What attracts people to your site: Your landing pages
When someone enters your site through a blog post or page on your site, that is called a “landing page.” Unlike a physical store or office that might have one or two ways to get in and out of the building, a website has many ways to get into it. How many ways? Well, how many pages and posts are on your site? If you have 100 pages and posts, you have 100 ways for a visitor to enter your website which also means if you have 100 pages and posts, you have 100 opportunities to rank within Google.
So if someone enters your website through your contact page, your contact page just served as a landing page. How would someone enter your site through your contact page? One way, the way we will focus on here, is by seeing that page listed in search engine results.
When I am thinking about what to blog about next, I will look to see what pages on my website resulted in clicks to my site. How do you see this? If you have Google Analytics connected to your Google Search Console data, as mentioned above, you will do the following:
Login to Google Analytics.
Once you are in your reporting dashboard in Google Analytics, select Acquisition and then select Search Console.
Next, select Landing Pages
Now you will see ten of the pages through which your visitors entered your website.
If you would like to see more than ten pages at a time, choose the “show rows” drop-down and you can see more per screen.
By default, Google Analytics will sort your data by Impressions. Impressions tells you how many times a particular page appeared in search results, whether it got you clicks or not; more on this later. But for now, we want to know which pages actually got you visits, so click the word Clicks, which is the column next to Impressions. This will cause Google Analytics to sort by clicks, showing the pages that got the most clicks first.
Now you can see what got your blog visits, and it is very likely that those visitors are people that are totally new to you because these clicks are ones that happened due to people seeing your site listed in search engine results.
So now what, you ask? How do you decide what to blog about based on this information? Look at the pages that got you the most clicks and then brainstorm what else you can write about those topics. In my case, I write a lot about email marketing software and website builders and usually the blog posts that talk about those things show up as getting me the most clicks. When I know something is getting me a lot of clicks, I see this as a signal from Google that it thinks I have good information about those subjects.
If I write more about a particular email marketing platform or if I do a website builder tutorial for a website builder that I already get a lot of traffic for, I’ll probably rank well right off the bat because Google knows I have talked about this topic before. If I rank well, I’ll get in front of more people and then it is up to the people to tell me if my blog topic is interesting enough to click through to read.

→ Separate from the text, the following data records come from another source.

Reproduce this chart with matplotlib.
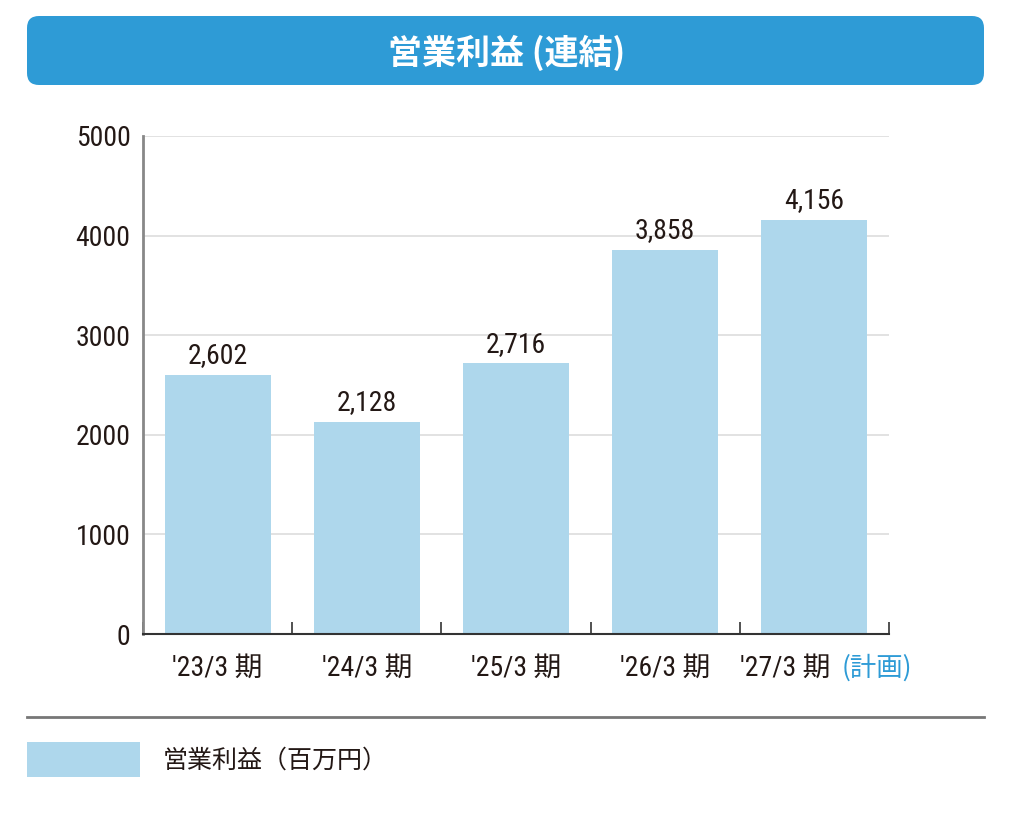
import matplotlib.pyplot as plt
from matplotlib.patches import FancyBboxPatch, Rectangle

# データ
periods = ["'23/3 期", "'24/3 期", "'25/3 期", "'26/3 期", "'27/3 期"]
op_profit = [2602, 2128, 2716, 3858, 4156]
value_labels = ["2,602", "2,128", "2,716", "3,858", "4,156"]
plan_note = "(計画)"
title = "営業利益 (連結)"
legend_label = "営業利益（百万円）"

bar_color = "#AED7EC"
blue = "#2E9BD6"
ink = "#231815"
num_font = ["Roboto Condensed", "Noto Sans CJK JP", "DejaVu Sans"]
jp_font = ["Noto Sans CJK JP", "DejaVu Sans"]

fig = plt.figure(figsize=(10.25, 8.21), dpi=100)

# 背景用の軸（ピクセル座標）
bg = fig.add_axes([0, 0, 1, 1], zorder=0)
bg.set_xlim(0, 1025)
bg.set_ylim(821, 0)
bg.axis("off")
bg.add_patch(FancyBboxPatch((27, 16), 957, 69, boxstyle="round,pad=0,rounding_size=12",
                            fc=blue, ec="none"))
bg.text(507, 53, title, color="white", fontsize=24.5, fontweight="bold",
        family=jp_font, ha="center", va="center")
bg.plot([27, 984], [717, 717], color="#777777", lw=2)
bg.add_patch(Rectangle((27, 742), 113, 35, fc=bar_color, ec="none"))
bg.text(163, 761, legend_label, color=ink, fontsize=18, family=jp_font,
        ha="left", va="center")

# グラフ本体
ax = fig.add_axes([143 / 1025, 1 - 634 / 821, 746 / 1025, 498 / 821], zorder=1)
ax.patch.set_alpha(0)
x = list(range(len(periods)))
ax.bar(x, op_profit, width=0.71, color=bar_color, zorder=2)
for xi, v, lab in zip(x, op_profit, value_labels):
    ax.annotate(lab, (xi, v), xytext=(0, 4), textcoords="offset points",
                ha="center", va="bottom", fontsize=20, color=ink, family=num_font)

ax.set_xlim(-0.5, len(periods) - 0.5)
ax.set_ylim(0, 5000)
ax.set_yticks([0, 1000, 2000, 3000, 4000, 5000])
ax.set_yticklabels(["0", "1000", "2000", "3000", "4000", "5000"],
                   family=num_font, fontsize=20, color=ink)
ax.tick_params(axis="y", length=0, pad=9)
ax.set_xticks([i - 0.5 for i in range(len(periods) + 1)])
ax.set_xticklabels([])
ax.tick_params(axis="x", direction="in", length=9, width=1.2, color="#333333")
ax.grid(axis="y", color="#DDDDDD", lw=1.2, zorder=0)
for s in ["top", "right"]:
    ax.spines[s].set_visible(False)
ax.spines["left"].set_color("#888888")
ax.spines["left"].set_linewidth(2)
ax.spines["bottom"].set_color("#333333")
ax.spines["bottom"].set_linewidth(1.5)

# 期のラベル
for xi, p in zip(x[:-1], periods[:-1]):
    ax.text(xi, -0.068, p, transform=ax.get_xaxis_transform(), ha="center",
            va="center", fontsize=20, color=ink, family=num_font)
last = ax.text(x[-1] + 0.11, -0.068, periods[-1], transform=ax.get_xaxis_transform(),
               ha="right", va="center", fontsize=20, color=ink, family=num_font)
ax.annotate(plan_note, xy=(1, 0.5), xycoords=last, xytext=(8, 0),
            textcoords="offset points", ha="left", va="center",
            fontsize=19, color=blue, family=jp_font, annotation_clip=False)

fig.savefig("out.png", dpi=100)
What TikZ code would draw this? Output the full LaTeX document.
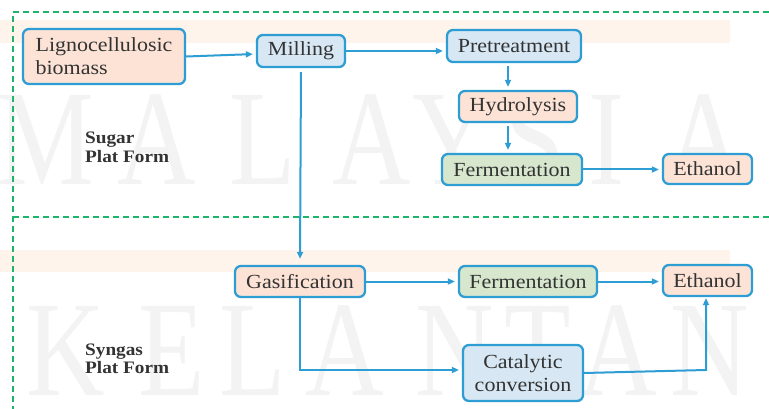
\documentclass[tikz,border=0pt]{standalone}
\usepackage{fontspec}
\setmainfont{Liberation Serif}[FakeStretch=1.1]
\newfontfamily\wmfont{Liberation Serif}
\usetikzlibrary{arrows.meta}

\definecolor{flowblue}{HTML}{2E9DD4}
\definecolor{fillorange}{HTML}{FCE3D6}
\definecolor{fillblue}{HTML}{D7E8F4}
\definecolor{fillgreen}{HTML}{D6E7CD}
\definecolor{zonegreen}{HTML}{1FB46C}
\definecolor{inkgray}{HTML}{333333}
\definecolor{bandorange}{HTML}{FFF4EC}
\definecolor{wmgray}{HTML}{F3F3F3}

\tikzset{
  stagebox/.style={draw=flowblue, line width=2.3pt, rounded corners=6pt,
    inner sep=0pt, text=inkgray, font=\fontsize{20}{23}\selectfont, align=center},
  flow/.style={draw=flowblue, line width=2pt,
    -{Triangle[length=7pt,width=6pt]}, shorten >=3pt},
  zone/.style={draw=zonegreen, line width=1.8pt, dash pattern=on 6pt off 4pt},
  platform/.style={anchor=base west, inner sep=0pt, text=inkgray,
    font=\bfseries\fontsize{17.5}{19}\selectfont},
  wm/.style={anchor=base, inner sep=0pt, text=wmgray,
    font=\wmfont\fontsize{136}{136}\selectfont},
}

\begin{document}
\begin{tikzpicture}[x=1pt,y=-1pt]
\useasboundingbox (0,0) rectangle (769,409);
\fill[white] (0,0) rectangle (769,409);

% pale background bands
\fill[bandorange] (0,20) rectangle (730,43);
\fill[bandorange] (0,250) rectangle (730,272);

% faint background lettering
\foreach \ch/\cx in {M/46, A/157, L/263, A/372, Y/452, S/535, I/607, A/705}
  \node[wm] at (\cx,185) {\scalebox{0.8}[1]{\ch}};
\foreach \ch/\cx in {K/66, E/172, L/253, A/345, N/455, T/538, A/618, N/710}
  \node[wm] at (\cx,395) {\scalebox{0.8}[1]{\ch}};

% platform zones
\draw[zone] (769,12) -- (13,12) -- (13,409);
\draw[zone] (13,217) -- (769,217);

% platform labels
\node[platform] (sugar1) at (85,144) {Sugar};
\node[platform] (sugar2) at (85,163) {Plat Form};
\node[platform] (syn1) at (85,355) {Syngas};
\node[platform] (syn2) at (85,373) {Plat Form};

% process stages
\node[stagebox, fill=fillorange, minimum width=162pt, minimum height=55pt, align=left]
  (ligno) at (104,56.5) {Lignocellulosic\\biomass};
\node[stagebox, fill=fillblue, minimum width=88pt, minimum height=32pt]
  (milling) at (301,51) {Milling};
\node[stagebox, fill=fillblue, minimum width=134pt, minimum height=32pt]
  (pretreat) at (514,46) {Pretreatment};
\node[stagebox, fill=fillorange, minimum width=118pt, minimum height=31pt]
  (hydro) at (518,106.5) {Hydrolysis};
\node[stagebox, fill=fillgreen, minimum width=140pt, minimum height=31pt]
  (fermA) at (512,169.5) {Fermentation};
\node[stagebox, fill=fillorange, minimum width=89pt, minimum height=30pt]
  (ethA) at (707.5,169) {Ethanol};
\node[stagebox, fill=fillorange, minimum width=130pt, minimum height=31pt]
  (gasif) at (300,281.5) {Gasification};
\node[stagebox, fill=fillgreen, minimum width=138pt, minimum height=31pt]
  (fermB) at (528,281.5) {Fermentation};
\node[stagebox, fill=fillorange, minimum width=89pt, minimum height=31pt]
  (ethB) at (707.5,280.5) {Ethanol};
\node[stagebox, fill=fillblue, minimum width=120pt, minimum height=56pt]
  (catal) at (523,373) {Catalytic\\conversion};

\coordinate (col) at (508,0);
\coordinate (elbow) at (706,370);

% connectors
\draw[flow] (ligno.east) -- ([yshift=-3pt]milling.west);
\draw[flow] (milling.east) -- (milling.east -| pretreat.west);
\draw[flow, shorten <=4pt, shorten >=6pt] (milling.south) -- (gasif.north);
\draw[flow, shorten <=3pt] (pretreat.south -| col) -- (hydro.north -| col);
\draw[flow, shorten <=3pt] (hydro.south -| col) -- (fermA.north -| col);
\draw[flow] (fermA.east) -- (fermA.east -| ethA.west);
\draw[flow] (gasif.east) -- (gasif.east -| fermB.west);
\draw[flow] (fermB.east) -- (fermB.east -| ethB.west);
\draw[flow] (gasif.south) |- ([yshift=3pt]catal.west);
\draw[flow, shorten >=1pt] (catal.east) -- (elbow) -- (elbow |- ethB.south);
\end{tikzpicture}
\end{document}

Now what if you are thinking about writing more about something and are curious if you get any traffic for that topic? No problem. Stay right where you are in Google Analytics and use the search field to filter by words that are in your URLs. For instance, if you want to know if your articles on blogging get any traffic and if you use the word “blog” in your URLs, you would just type in the word “blog” in the filter area and then press the magnifying glass. Google Analytics will then show you how many pages on your site with “blog” in the URL got clicks.
Not getting any clicks or many clicks? This might be a clue to let this topic go for now and write more about other things on your blog that do get clicks to get a stronger presence in the search engines. Later down the road when you are running strong, you might consider returning to this idea.